Republicans redirect hopes for Senate majority on Georgia runoff

Republican U.S. Senate candidate Herschel Walker speaks during an election night watch party on Tuesday, Nov. 8, 2022, in Atlanta. | Brynn Anderson/AP Photo
UPDATED: 11 NOV 2022 07:20 PM EST

Control of the Senate still hung in the balance on Friday, forcing Senate Republicans to briefly put aside their intraparty blame game as they go all-in on winning Georgia's Senate runoff.

The Senate majority could be decided in the coming days if Democrats defend the seats they hold in both Arizona and Nevada, where votes continue to be counted. But if the GOP picks up just one of those seats, Senate control will be determined by a Dec. 6 runoff election in the Peach State.

GOP operatives continued to express optimism about the party’s chances of picking up a seat in Nevada, even as the path forward appears shakier in Arizona.

But Democrats, fresh off an election night when they outperformed even their own expectations, have reason to believe they can hold the majority. Blake Masters in Arizona is trailing Democratic Sen. Mark Kelly by 5 points — a wider margin than other Republicans on the ticket — while Republican Adam Laxalt’s lead over Sen. Catherine Cortez Masto remains tenuous as votes are still being tallied in the state’s largest county.

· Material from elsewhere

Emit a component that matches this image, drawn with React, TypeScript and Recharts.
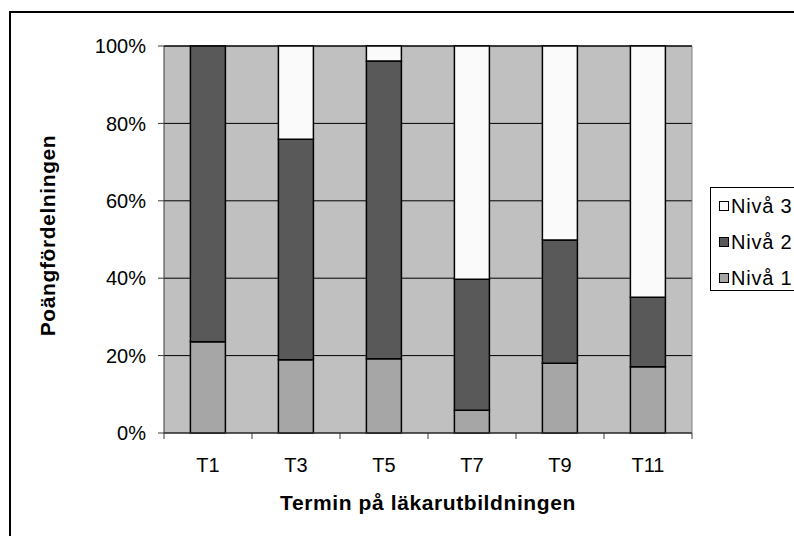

“We've got three undecided seats in the Senate, more votes to be counted, but I like our odds a lot better than the other folks',” said Sen. Mark Warner (D-Va.).

On a Republican conference call Thursday, Sen. Lindsey Graham (R-S.C.), went so far as to suggest fraud in Nevada if Laxalt isn’t declared the winner. The midday call was hosted by Sen. Rick Scott (R-Fla.), chairman of the National Republican Senatorial Committee.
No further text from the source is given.